I was curious how LSTMs actually work. So I built one from scratch using only NumPy, then compared it against PyTorch.
When I finally trained my custom LSTM and compared it to PyTorch models, something unexpected happened.
My model was much smoother.
At first I thought this meant it was worse. But the plot told a different story.
- My LSTM captured the long-term trend extremely well
- PyTorch models followed short-term oscillations more aggressively
- My model was stable, calm, and conservative
- PyTorch models were reactive and noisy
This forced me to confront a deeper idea:
Models don't just learn from data. They learn from the biases encoded in their implementation.
My small learning rate, summed gradients, momentum, and scalar input all pushed the model toward long-term structure over short-term noise.
Writing an LSTM from scratch taught me things no framework tutorial ever did:
- Why gradients explode before they explode
- Why momentum is stored motion, not magic
- Why stability often means high bias, not correctness
- Why most deep learning bugs are shape and flow bugs, not math bugs
- Why frameworks feel "easy" only because they hide thousands of careful design decisions
The most interesting part wasn't that the model worked.
It was realizing that:
- Learning rate is not just speed
- Smoothness is not just underfitting
- Correctness and stability are different goals
- Abstraction hides tradeoffs, not complexity
| Model | MSE |
|---|---|
| PyTorch CNN | 0.000900 |
| PyTorch RNN | 0.003673 |
| PyTorch LSTM | 0.004645 |
| Custom LSTM | 0.006117 |
┌─────────────────────────────────────────────────────────────┐
│ LSTM Cell │
│ │
│ xt ──┬──► [Forget Gate] ──► ft │
│ ├──► [Input Gate] ──► it │
│ ├──► [C-tilde] ──► c̃t ◄── The secret sauce │
│ └──► [Output Gate] ──► ot │
│ │
│ Cell State: ct = ft ⊙ ct-1 + it ⊙ c̃t │
│ Hidden State: ht = ot ⊙ tanh(ct) │
└─────────────────────────────────────────────────────────────┘
Everyone talks about the forget gate. But the real elegance is in c̃t — the candidate cell state.
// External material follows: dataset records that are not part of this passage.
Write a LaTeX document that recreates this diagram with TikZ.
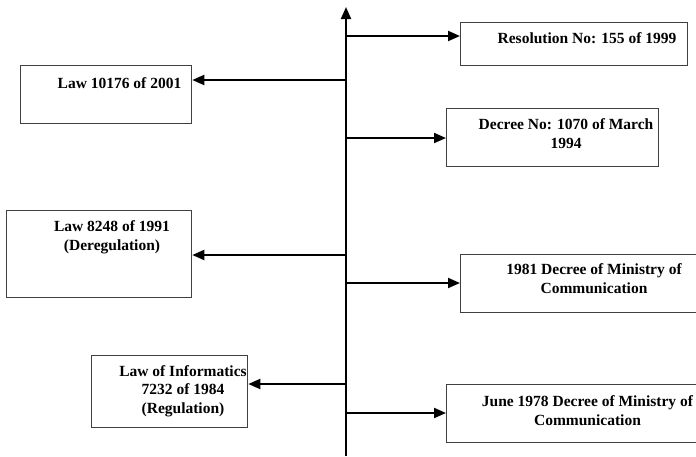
\documentclass[tikz,border=0pt]{standalone}
\usepackage{fontspec}
\setmainfont{Liberation Serif}
\usetikzlibrary{arrows.meta}
\begin{document}
\begin{tikzpicture}[x=1pt,y=-1pt,
  box/.style={draw=black!75, line width=1.3pt, rectangle, inner sep=0pt, anchor=north west},
  lbl/.style={font=\fontsize{15.5}{18.5}\selectfont\bfseries, align=center, anchor=base, inner sep=0pt},
  arr/.style={line width=2pt, -{Triangle[length=12pt,width=10pt]}}]
\useasboundingbox (0,0) rectangle (696,456);
% boxes
\node[box, minimum width=227, minimum height=43] (res) at (460,22) {};
\node[box, minimum width=212, minimum height=58] (dec) at (446,108) {};
\node[box, minimum width=250, minimum height=58] (com) at (460,254) {};
\node[box, minimum width=264, minimum height=58] (jun) at (446,384) {};
\node[box, minimum width=171, minimum height=58] (law01) at (20,65) {};
\node[box, minimum width=185, minimum height=87] (law91) at (6,210) {};
\node[box, minimum width=156, minimum height=72] (law84) at (91,355) {};
% texts (anchor = baseline of the last line)
\node[lbl] (tres) at (587,43) {Resolution No: 155 of 1999};
\node[lbl] (tdec) at (566,148) {Decree No: 1070 of March\\1994};
\node[lbl] (tcom) at (594,293) {1981 Decree of Ministry of\\Communication};
\node[lbl] (tjun) at (587.5,425) {June 1978 Decree of Ministry of\\Communication};
\node[lbl] (tl01) at (119.5,88) {Law 10176 of 2001};
\node[lbl] (tl91) at (112,250) {Law 8248 of 1991\\(Deregulation)};
\node[lbl] (tl84) at (183,413) {Law of Informatics\\7232 of 1984\\(Regulation)};
% axis
\coordinate (axbot) at (346,456);
\coordinate (axtop) at (346,7);
\draw[arr] (axbot) -- (axtop);
% connectors
\coordinate (a1) at (346,36);
\coordinate (a2) at (346,80);
\coordinate (a3) at (346,138);
\coordinate (a4) at (346,255);
\coordinate (a5) at (346,283);
\coordinate (a6) at (346,384);
\coordinate (a7) at (346,413);
\draw[arr] (a1) -- (a1 -| res.west);
\draw[arr] (a2) -- (a2 -| law01.east);
\draw[arr] (a3) -- (a3 -| dec.west);
\draw[arr] (a4) -- (a4 -| law91.east);
\draw[arr] (a5) -- (a5 -| com.west);
\draw[arr] (a6) -- (a6 -| law84.east);
\draw[arr] (a7) -- (a7 -| jun.west);
\end{tikzpicture}
\end{document}
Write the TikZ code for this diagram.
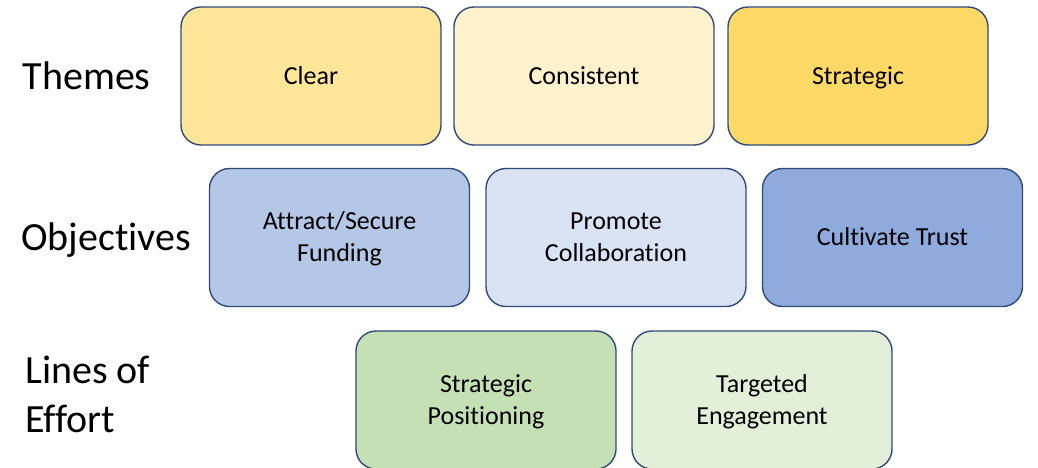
\documentclass[tikz,border=0pt]{standalone}
\usepackage{fontspec}
\setmainfont{Carlito}[Ligatures=NoCommon]
\definecolor{edge}{HTML}{2F4B7A}
\definecolor{cClear}{HTML}{FFE699}
\definecolor{cCons}{HTML}{FFF2CC}
\definecolor{cStrat}{HTML}{FFD966}
\definecolor{cAttr}{HTML}{B4C7E7}
\definecolor{cProm}{HTML}{DAE3F3}
\definecolor{cCult}{HTML}{8FAADC}
\definecolor{cPos}{HTML}{C5E0B4}
\definecolor{cTarg}{HTML}{E2F0D9}
% a line with cap height and no depth (card text / row label text)
\newcommand\cl[1]{\vrule height16.4pt width0pt depth0pt\smash{#1}}
\newcommand\rl[1]{\vrule height25.3pt width0pt depth0pt\smash{#1}}
% centred lines 32pt apart; left-aligned lines 49pt apart
\newcommand\ctxt[1]{\vbox{\baselineskip=32pt\lineskiplimit=-1000pt
  \halign{\hfil##\hfil\cr#1\crcr}}}
\newcommand\ltxt[1]{\vbox{\baselineskip=49pt\lineskiplimit=-1000pt
  \halign{##\hfil\cr#1\crcr}}}
\begin{document}
\begin{tikzpicture}[x=1pt,y=-1pt,
  card/.style={draw=edge, line width=1.4pt, rounded corners=20pt,
    minimum width=260pt, minimum height=138pt, inner sep=0pt,
    font=\fontsize{26}{32}\selectfont},
  rowlabel/.style={anchor=south west, inner sep=0pt,
    font=\fontsize{40}{49}\selectfont}]
\useasboundingbox (0,0) rectangle (1038,467);
% Themes
\node[card, fill=cClear] (clear) at (311,76) {\ctxt{\cl{Clear}}};
\node[card, fill=cCons]  (cons)  at (584,76) {\ctxt{\cl{Consistent}}};
\node[card, fill=cStrat] (strat) at (858,76) {\ctxt{\cl{Strategic}}};
% Objectives
\node[card, fill=cAttr] (attr) at (339.5,237.5) {\ctxt{\cl{Attract/Secure}\cr\cl{Funding}}};
\node[card, fill=cProm] (prom) at (616,237.5) {\ctxt{\cl{Promote}\cr\cl{Collaboration}}};
\node[card, fill=cCult] (cult) at (892.5,237.5) {\ctxt{\cl{Cultivate Trust}}};
% Lines of effort
\node[card, fill=cPos]  (pos)  at (486,400) {\ctxt{\cl{Strategic}\cr\cl{Positioning}}};
\node[card, fill=cTarg] (targ) at (762,400) {\ctxt{\cl{Targeted}\cr\cl{Engagement}}};
% row labels
\node[rowlabel] (lthemes) at (22.5,90) {\ltxt{\rl{Themes}}};
\node[rowlabel] (lobj) at (21,251) {\ltxt{\rl{Objectives}}};
\node[rowlabel] (lloe) at (25,432.7) {\ltxt{\rl{Lines of}\cr\rl{Effort}}};
\end{tikzpicture}
\end{document}
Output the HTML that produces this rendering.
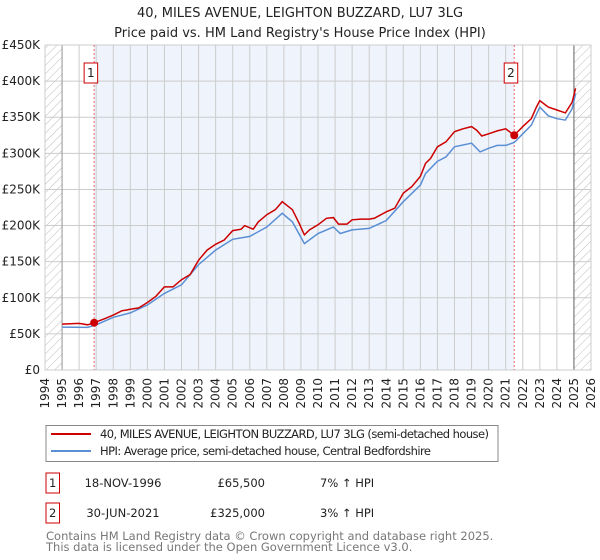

It's a proposal. C-tilde says: "Here's what I think we should remember." But it doesn't write directly to memory — it passes through the input gate first.
The network learns two things separately:
- What information to extract (c-tilde)
- How much of it to keep (input gate)
Tanh keeps it bounded [-1, 1], centered at zero, with smooth gradients. This lets c-tilde say "add this" or "subtract this" — not just accumulate.
Bug #1: Initializing gradients with random values instead of zeros. The model was learning from noise.
Bug #2: Computing gradients perfectly... then never applying them. The optimizer step was missing entirely.
Both bugs produced models that "worked" — they ran, produced outputs, even showed decreasing loss. But they weren't learning.
Vanilla RNNs fail because gradients multiply through the same weight matrix at each step. Eigenvalues < 1 = vanishing. Eigenvalues > 1 = exploding.
LSTMs fix this with the cell state highway. Gradients flow through the forget gate, which the network learns to control. When ft ≈ 1, gradients pass through unchanged. The network learns to keep the highway open.
pip install numpy torch plotly pandas
python testlstm.pyThe best way to understand a neural network is to build one that doesn't work, then figure out why.